Is Squatting Legal in the State of Colorado?
Want to fall down a legal loophole? Wrap your mind around the art of squatting, and the legal ins and outs of doing so in the state of Colorado. What is squatting, and is it legal in our state?
A squatter is someone who occupies an empty property that does not belong to them. This is different than trespassing as it is the squatter's intent to stay at the property until they become the owner. This includes paying the state's taxes on said property.
What is a Squatter?
On-Site Property management defines a squatter as someone who is occupying a property to which they have no legal claim. This can place the property and the actual owner's financial standing at risk. Squatting usually happens in residential buildings that have been unoccupied, closed, or foreclosed. In some instances, it can occur at an empty commercial property as well.

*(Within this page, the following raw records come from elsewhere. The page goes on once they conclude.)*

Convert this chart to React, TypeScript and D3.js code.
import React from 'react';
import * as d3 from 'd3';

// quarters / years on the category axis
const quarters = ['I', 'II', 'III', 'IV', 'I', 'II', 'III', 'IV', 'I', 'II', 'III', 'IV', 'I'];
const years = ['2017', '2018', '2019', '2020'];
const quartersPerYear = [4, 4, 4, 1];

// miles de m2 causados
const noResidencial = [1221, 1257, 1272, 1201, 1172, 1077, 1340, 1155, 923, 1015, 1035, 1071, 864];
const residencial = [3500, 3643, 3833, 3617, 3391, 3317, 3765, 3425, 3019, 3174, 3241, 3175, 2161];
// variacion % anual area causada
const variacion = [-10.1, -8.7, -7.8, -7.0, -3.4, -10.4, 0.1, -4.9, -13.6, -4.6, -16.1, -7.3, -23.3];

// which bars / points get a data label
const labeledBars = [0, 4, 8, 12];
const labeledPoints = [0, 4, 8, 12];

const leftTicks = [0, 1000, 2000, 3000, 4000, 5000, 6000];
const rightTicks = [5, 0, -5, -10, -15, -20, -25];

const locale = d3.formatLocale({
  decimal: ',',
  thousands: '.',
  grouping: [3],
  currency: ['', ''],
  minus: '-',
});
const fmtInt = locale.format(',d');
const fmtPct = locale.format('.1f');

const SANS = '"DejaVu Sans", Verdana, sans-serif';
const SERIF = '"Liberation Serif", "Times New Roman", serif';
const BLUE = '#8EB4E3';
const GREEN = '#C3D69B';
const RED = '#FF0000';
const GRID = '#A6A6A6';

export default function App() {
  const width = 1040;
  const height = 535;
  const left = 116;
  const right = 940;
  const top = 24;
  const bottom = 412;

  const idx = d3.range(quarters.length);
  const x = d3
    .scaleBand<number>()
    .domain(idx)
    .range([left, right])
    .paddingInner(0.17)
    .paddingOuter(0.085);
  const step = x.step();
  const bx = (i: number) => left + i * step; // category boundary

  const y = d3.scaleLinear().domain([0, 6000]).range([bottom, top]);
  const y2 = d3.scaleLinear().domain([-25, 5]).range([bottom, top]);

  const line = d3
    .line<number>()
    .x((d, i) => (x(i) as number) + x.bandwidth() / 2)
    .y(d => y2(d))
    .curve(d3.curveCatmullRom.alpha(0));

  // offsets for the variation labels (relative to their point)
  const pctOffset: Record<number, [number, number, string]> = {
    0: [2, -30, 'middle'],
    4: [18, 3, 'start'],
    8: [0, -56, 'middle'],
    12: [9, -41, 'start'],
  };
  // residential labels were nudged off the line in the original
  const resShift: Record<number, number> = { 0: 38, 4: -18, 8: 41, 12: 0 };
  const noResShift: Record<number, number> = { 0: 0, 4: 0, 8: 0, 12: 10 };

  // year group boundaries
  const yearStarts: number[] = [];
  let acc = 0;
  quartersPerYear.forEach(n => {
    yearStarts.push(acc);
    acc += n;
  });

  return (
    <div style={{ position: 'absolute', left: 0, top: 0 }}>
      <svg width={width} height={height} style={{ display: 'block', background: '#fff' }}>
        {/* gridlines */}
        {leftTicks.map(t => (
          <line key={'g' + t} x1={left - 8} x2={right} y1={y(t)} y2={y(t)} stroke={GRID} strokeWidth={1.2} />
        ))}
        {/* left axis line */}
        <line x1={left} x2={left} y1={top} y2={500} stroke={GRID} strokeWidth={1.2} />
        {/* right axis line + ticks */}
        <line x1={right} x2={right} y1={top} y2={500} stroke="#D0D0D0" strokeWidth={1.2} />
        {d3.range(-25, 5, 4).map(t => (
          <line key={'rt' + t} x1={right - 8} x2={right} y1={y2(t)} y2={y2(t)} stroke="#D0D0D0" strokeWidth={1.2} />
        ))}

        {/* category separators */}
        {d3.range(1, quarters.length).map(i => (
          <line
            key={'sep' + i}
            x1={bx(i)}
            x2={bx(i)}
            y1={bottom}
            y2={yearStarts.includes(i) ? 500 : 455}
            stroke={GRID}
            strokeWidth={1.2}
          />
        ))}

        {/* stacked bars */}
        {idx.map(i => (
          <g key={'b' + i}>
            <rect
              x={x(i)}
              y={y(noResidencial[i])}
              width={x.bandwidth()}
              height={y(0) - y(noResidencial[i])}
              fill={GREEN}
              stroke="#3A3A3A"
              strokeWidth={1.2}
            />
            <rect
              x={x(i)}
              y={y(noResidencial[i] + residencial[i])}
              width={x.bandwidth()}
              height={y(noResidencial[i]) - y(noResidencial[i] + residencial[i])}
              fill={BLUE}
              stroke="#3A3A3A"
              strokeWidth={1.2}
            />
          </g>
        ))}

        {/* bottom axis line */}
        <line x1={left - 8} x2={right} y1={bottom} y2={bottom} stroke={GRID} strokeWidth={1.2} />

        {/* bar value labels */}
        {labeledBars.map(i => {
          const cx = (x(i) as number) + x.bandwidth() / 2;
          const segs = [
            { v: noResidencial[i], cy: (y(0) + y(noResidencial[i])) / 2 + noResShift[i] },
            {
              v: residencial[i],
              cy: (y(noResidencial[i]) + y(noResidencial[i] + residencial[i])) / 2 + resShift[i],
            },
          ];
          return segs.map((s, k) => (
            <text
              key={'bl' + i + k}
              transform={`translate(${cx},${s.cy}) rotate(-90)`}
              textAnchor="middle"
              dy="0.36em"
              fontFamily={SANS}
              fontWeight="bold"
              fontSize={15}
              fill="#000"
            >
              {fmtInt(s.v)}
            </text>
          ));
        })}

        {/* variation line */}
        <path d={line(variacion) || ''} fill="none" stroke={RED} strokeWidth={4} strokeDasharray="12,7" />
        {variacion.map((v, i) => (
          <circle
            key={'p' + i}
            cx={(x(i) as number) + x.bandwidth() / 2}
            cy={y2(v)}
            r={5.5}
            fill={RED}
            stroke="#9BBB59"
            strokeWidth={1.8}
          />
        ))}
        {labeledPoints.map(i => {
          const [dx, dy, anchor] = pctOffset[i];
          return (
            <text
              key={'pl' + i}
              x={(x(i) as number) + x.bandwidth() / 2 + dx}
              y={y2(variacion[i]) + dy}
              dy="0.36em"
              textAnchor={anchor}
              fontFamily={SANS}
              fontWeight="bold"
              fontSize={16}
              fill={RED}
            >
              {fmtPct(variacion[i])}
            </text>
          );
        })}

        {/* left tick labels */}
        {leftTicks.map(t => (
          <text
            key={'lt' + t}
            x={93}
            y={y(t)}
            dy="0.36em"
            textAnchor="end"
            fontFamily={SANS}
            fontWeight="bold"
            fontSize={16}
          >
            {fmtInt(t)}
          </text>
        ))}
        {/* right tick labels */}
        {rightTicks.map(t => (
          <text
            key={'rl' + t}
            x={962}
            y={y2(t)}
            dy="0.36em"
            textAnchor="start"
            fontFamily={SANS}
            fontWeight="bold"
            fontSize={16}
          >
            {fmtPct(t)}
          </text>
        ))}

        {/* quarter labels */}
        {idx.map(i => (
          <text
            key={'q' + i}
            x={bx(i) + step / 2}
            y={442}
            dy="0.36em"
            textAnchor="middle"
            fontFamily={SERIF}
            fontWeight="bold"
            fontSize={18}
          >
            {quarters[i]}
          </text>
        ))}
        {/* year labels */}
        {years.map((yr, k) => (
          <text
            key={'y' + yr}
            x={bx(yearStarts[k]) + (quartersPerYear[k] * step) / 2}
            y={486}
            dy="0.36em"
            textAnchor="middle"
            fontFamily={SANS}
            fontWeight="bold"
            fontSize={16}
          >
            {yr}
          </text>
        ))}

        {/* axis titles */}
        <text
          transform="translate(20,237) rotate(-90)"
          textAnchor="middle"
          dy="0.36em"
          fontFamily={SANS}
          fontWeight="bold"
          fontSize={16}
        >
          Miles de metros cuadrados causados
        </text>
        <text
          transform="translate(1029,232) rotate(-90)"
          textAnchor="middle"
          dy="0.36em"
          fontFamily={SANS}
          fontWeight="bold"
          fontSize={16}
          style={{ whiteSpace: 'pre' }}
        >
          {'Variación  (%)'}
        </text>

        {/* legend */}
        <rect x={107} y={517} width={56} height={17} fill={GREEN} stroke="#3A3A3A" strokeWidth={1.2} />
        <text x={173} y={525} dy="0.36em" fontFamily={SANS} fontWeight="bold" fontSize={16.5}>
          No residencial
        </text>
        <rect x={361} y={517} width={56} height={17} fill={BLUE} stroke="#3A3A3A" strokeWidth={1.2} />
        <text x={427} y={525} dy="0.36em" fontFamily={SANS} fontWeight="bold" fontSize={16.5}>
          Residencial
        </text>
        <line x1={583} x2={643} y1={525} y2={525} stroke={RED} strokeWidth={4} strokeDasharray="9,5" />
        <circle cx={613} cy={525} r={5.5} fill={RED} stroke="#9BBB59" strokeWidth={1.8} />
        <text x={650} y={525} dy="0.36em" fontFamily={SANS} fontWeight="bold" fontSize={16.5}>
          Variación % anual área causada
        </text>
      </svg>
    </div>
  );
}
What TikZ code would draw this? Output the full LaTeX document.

Squatting is the ultimate gray area. It is not made legal by law, but it is not necessarily illegal depending on where you are. Squatters do have some protections under the current law in Colorado.
How Long Does it Take A Squatter to Take Ownership in Colorado?
Someone squatting a property in Colorado must reside there openly and continuously for 18 years to be legally recognized as the owner. This timeline can be shortened if the squatter has been the one paying the property taxes, or has obtained 'color of title'.
How Do People Get Rid of a Squatter in Colorado?
Welcome to hell! Keeping squatters out means having to consistently monitor the property you own, especially if it is empty or unoccupied. Getting rid of a squatter can often require a call to the police, serving eviction notices, having to file a lawsuit, and more. Good lord! Hopefully, this never happens to you.